Я помню, как в начале 1957 года приехал из Москвы мой многолетний друг, постепенно превратившийся в приятеля, Сергей Антонов. Он с увлечением стал рассказывать о повести «Журналистка», над которой работал. Героиня повести оказывается в Будапеште в самые трагические дни. Возле одного из официальных зданий, из которого отстреливаются сторонники Ракоши — Герэ — Кадара, она замечает пухлого человечка, похожего на мистера Пиквика. Поднимая вверх ручки, он кричит: «Господа! Не стреляйте! Не разрушайте дом! Это же наше народное достояние!» Она встречает Пиквика еще в двух или трех местах, и всюду он простирает ручки, призывая к прекращению обстрела. И вдруг журналистка узнает, — и тут Антонов засветился довольной улыбкой, — вдруг узнает, что мистер Пиквик — бывший владелец этих домов и надеется получить их назад в полной сохранности.

— Сережа, — сказал я. — Ведь мы ничего толком не знаем о том, что произошло в Венгрии. Информация наша неполна и недостоверна.

Антонов огорчился и промолчал.

Позднее я видел его повесть под этим названием, но прочесть ее мне не удалось и я не знаю, последовал он моему совету или нет.

Таким образом я потерял многих старых друзей, но приобрел и немалое количество новых. Если подсчитать, какой процент среди тех и других давал «обличающие» меня показания, то цифры получатся приблизительно равные. При этом, правда, надо учесть, что большинство свидетелей ловилось (как ловится и сейчас) на довольно нехитрый прием: следователь вскользь, небрежно (или значительно и сурово) спрашивает вас: «Помните ли вы, что вы сказали в ответ на такую-то фразу Н.?» Вы, конечно, не помните, хотя точность цитаты заставляет вас вздрогнуть. «Ах, не помните? — говорит следователь. — Так я вам напомню...» И приводит ваши слова точь-в-точь так, как вы когда-то их произнесли. «Да, — соглашаетесь вы, — совершенно верно». Ибо какой же смысл скрывать то, что говорит о себе ваш приятель Н., находящийся за решеткой? Ему ведь виднее, что можно и что нельзя или не следует говорить.

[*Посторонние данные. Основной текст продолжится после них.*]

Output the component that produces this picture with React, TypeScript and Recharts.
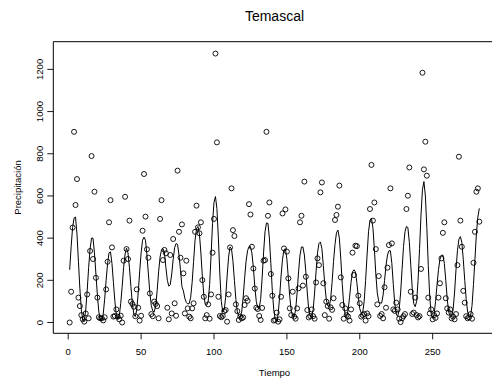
import React from 'react';
import { ComposedChart, Line, Scatter, XAxis, YAxis, ReferenceArea } from 'recharts';

// Observed monthly precipitation (points)
const precipitacion: number[] = [
  0, 146, 450, 904, 557, 680, 118, 78, 35, 15, 4, 43, 133, 20, 339, 789, 301, 620, 212, 118,
  25, 20, 20, 10, 25, 157, 288, 475, 580, 356, 28, 31, 62, 28, 15, 32, 0, 293, 596, 348,
  301, 483, 99, 88, 75, 30, 157, 70, 9, 32, 435, 704, 502, 347, 307, 138, 40, 30, 99, 88,
  78, 20, 491, 580, 296, 344, 328, 70, 15, 320, 43, 396, 91, 32, 720, 430, 307, 465, 233, 43,
  293, 67, 28, 20, 67, 91, 430, 554, 451, 423, 475, 201, 122, 20, 35, 86, 18, 133, 331, 491,
  1275, 854, 122, 31, 25, 31, 54, 59, 4, 133, 356, 636, 438, 410, 86, 54, 12, 28, 20, 24,
  83, 115, 103, 561, 512, 359, 256, 161, 70, 64, 31, 12, 69, 293, 296, 904, 506, 569, 230, 127,
  9, 12, 47, 4, 15, 122, 517, 351, 536, 336, 209, 67, 35, 146, 28, 18, 67, 162, 475, 506,
  175, 668, 217, 59, 24, 31, 62, 30, 18, 190, 304, 272, 617, 664, 186, 35, 99, 78, 18, 72,
  60, 115, 486, 510, 549, 649, 214, 83, 18, 67, 35, 28, 9, 62, 331, 225, 364, 362, 127, 91,
  28, 35, 40, 9, 43, 30, 538, 747, 483, 569, 348, 86, 220, 31, 40, 20, 167, 70, 260, 367,
  636, 375, 62, 55, 94, 62, 18, 2, 20, 30, 40, 538, 601, 735, 146, 40, 47, 118, 35, 24,
  30, 254, 1184, 726, 857, 696, 118, 43, 62, 15, 35, 22, 43, 118, 186, 304, 425, 475, 115, 67,
  47, 62, 20, 28, 15, 40, 272, 786, 483, 359, 150, 94, 30, 20, 25, 40, 18, 283, 430, 620,
  636, 478,
];

// Fitted seasonal curve (line)
const ajuste: number[] = [
  250, 360, 450, 495, 500, 420, 290, 160, 60, 10, 8, 60, 150, 260, 350, 400, 400, 330, 230, 130,
  50, 15, 12, 40, 110, 200, 280, 330, 335, 280, 190, 100, 35, 15, 30, 90, 170, 260, 325, 352,
  330, 260, 170, 90, 40, 28, 60, 140, 240, 330, 390, 405, 390, 320, 230, 140, 80, 55, 50, 80,
  150, 240, 310, 345, 350, 330, 260, 200, 172, 180, 230, 300, 355, 375, 370, 320, 250, 170, 150, 115,
  95, 88, 90, 120, 190, 290, 390, 445, 455, 420, 330, 220, 130, 85, 82, 100, 180, 320, 470, 570,
  597, 540, 400, 230, 100, 50, 60, 120, 220, 310, 358, 350, 290, 200, 110, 50, 30, 28, 50, 120,
  210, 290, 340, 360, 360, 330, 260, 170, 100, 70, 68, 110, 210, 330, 430, 472, 470, 400, 280, 150,
  60, 15, 5, 40, 120, 220, 300, 345, 350, 300, 210, 120, 55, 30, 28, 60, 140, 240, 320, 358,
  358, 320, 240, 140, 60, 30, 28, 60, 140, 240, 330, 375, 382, 350, 270, 180, 110, 80, 75, 110,
  190, 290, 370, 425, 438, 400, 300, 180, 80, 35, 28, 60, 120, 190, 240, 250, 240, 190, 120, 65,
  45, 45, 100, 200, 320, 430, 485, 494, 450, 350, 230, 140, 100, 92, 92, 130, 200, 270, 320, 340,
  340, 280, 180, 90, 40, 28, 60, 140, 250, 360, 430, 455, 450, 380, 270, 160, 90, 75, 100, 200,
  350, 510, 630, 668, 600, 450, 270, 120, 40, 20, 40, 100, 180, 250, 300, 318, 320, 280, 200, 110,
  50, 30, 28, 60, 140, 250, 340, 395, 407, 380, 300, 200, 110, 50, 28, 30, 80, 180, 300, 420,
  500, 541,
];

const tiempo: number[] = precipitacion.map((_, i) => i + 1);
const xTicks = [0, 50, 100, 150, 200, 250];
const yTicks = [0, 200, 400, 600, 800, 1000, 1200];

const data = tiempo.map((t, i) => ({ t, obs: precipitacion[i], fit: ajuste[i] }));

const FONT = '"Liberation Sans", Arial, Helvetica, sans-serif';
const X_DOMAIN: [number, number] = [-10.24, 293.24];
const Y_DOMAIN: [number, number] = [-51.2, 1331.2];

const XTick = (props: any) => {
  const { x, payload } = props;
  return (
    <text x={x} y={355} textAnchor="middle" fontSize={9.5} fontFamily={FONT} fill="#000">
      {payload.value}
    </text>
  );
};

const YTick = (props: any) => {
  const { y, payload } = props;
  const bx = 43.3;
  return (
    <text
      x={bx}
      y={y}
      transform={`rotate(-90, ${bx}, ${y})`}
      textAnchor="middle"
      fontSize={9.5}
      fontFamily={FONT}
      fill="#000"
    >
      {payload.value}
    </text>
  );
};

const Circle = (props: any) => {
  const { cx, cy } = props;
  if (cx == null || cy == null) return null;
  return <circle cx={cx} cy={cy} r={2.5} fill="none" stroke="#000" strokeWidth={0.9} />;
};

export default function App() {
  return (
    <div
      style={{
        position: 'fixed',
        left: 0,
        top: 0,
        width: 492,
        height: 385,
        overflow: 'hidden',
        background: '#fff',
      }}
    >
      <ComposedChart
        width={500}
        height={385}
        data={data}
        margin={{ top: 41.7, right: 4.3, left: 0, bottom: 0 }}
      >
        <XAxis
          dataKey="t"
          type="number"
          domain={X_DOMAIN}
          allowDataOverflow
          ticks={xTicks}
          axisLine={false}
          tickLine={{ stroke: '#000', strokeWidth: 0.9 }}
          tickSize={6}
          tick={<XTick />}
          height={51.7}
          interval={0}
        />
        <YAxis
          type="number"
          domain={Y_DOMAIN}
          allowDataOverflow
          ticks={yTicks}
          axisLine={false}
          tickLine={{ stroke: '#000', strokeWidth: 0.9 }}
          tickSize={6}
          tick={<YTick />}
          width={53.3}
          interval={0}
        />
        <ReferenceArea
          x1={X_DOMAIN[0]}
          x2={X_DOMAIN[1]}
          y1={Y_DOMAIN[0]}
          y2={Y_DOMAIN[1]}
          fill="none"
          stroke="#000"
          strokeWidth={1}
          ifOverflow="visible"
        />
        <Line
          dataKey="fit"
          type="linear"
          stroke="#000"
          strokeWidth={1}
          dot={false}
          isAnimationActive={false}
        />
        <Scatter dataKey="obs" shape={<Circle />} isAnimationActive={false} />
      </ComposedChart>
      <svg
        width={492}
        height={385}
        style={{ position: 'absolute', left: 0, top: 0, pointerEvents: 'none' }}
      >
        <text x={274.5} y={20.5} textAnchor="middle" fontSize={14} fontFamily={FONT} fill="#000">
          Temascal
        </text>
        <text x={274.5} y={375.5} textAnchor="middle" fontSize={9.5} fontFamily={FONT} fill="#000">
          Tiempo
        </text>
        <text
          x={21}
          y={187.5}
          transform="rotate(-90, 21, 187.5)"
          textAnchor="middle"
          fontSize={9.5}
          fontFamily={FONT}
          fill="#000"
        >
          Precipitación
        </text>
      </svg>
    </div>
  );
}
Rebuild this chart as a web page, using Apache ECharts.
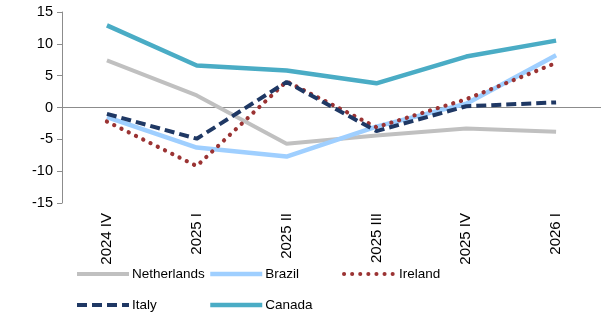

Примите мои поздравления: вы попались на крючок, вы «коланулись». Вам ведь и в голову не придет, что ваш друг Н. не только не давал таких показаний, но даже ни разу не назвал ваше имя. Здесь сработала магнитофонная запись, предъявить которую вам или самому Н. следователь не имеет права (более того, согласно ст. 128 сталинской и ст.ст. 55 — 57 новой Конституций, предусматривающим неприкосновенность вашего жилища и охрану законом вашей личной жизни, у следователя просто не может быть подобной записи!). Но зато следователь, опираясь теперь на подписанный вами протокол, зажмет вашего приятеля в тиски: «Как же вы можете утверждать, что вы этого не говорили? Вот, полюбуйтесь, что показывает по этому поводу ваш лучший друг X.». Если ваш приятель достаточно тверд и не схватит эту приманку с той легкостью, с которой сделали это вы, то вам могут устроить очную ставку, и тогда у вас возникнет возможность исправить свою ошибку. «Нет, — заявите вы следователю. — Вы неправильно меня поняли, я этого не говорил, а протокол подписал потому, что был взволнован неожиданным вызовом и испуган...»

Вот, между прочим, какой диалог произошел между следователем Кривошеиным и молодым (тогда) поэтом Михаилом Ереминым, как я реконструировал его по замечаниям Кривошеина и Рогова и по злобной пене, которая выступала на их губах всякий раз, как упоминалась его, Еремина, фамилия:

Следователь. Знаете ли вы писателя Успенского Кирилла Владимировича?

Еремин. Нет, такого писателя я не знаю.

С.: Ну, хорошо, а Косцинского?

Е.: Писателя Косцинского я не знаю. Я знаю члена Союза писателей, носящего эту фамилию.

С: Как это понимать?

Е.: Мне не нравится, как и что он пишет.

С: Ладно... Скажите, вы часто у него бывали?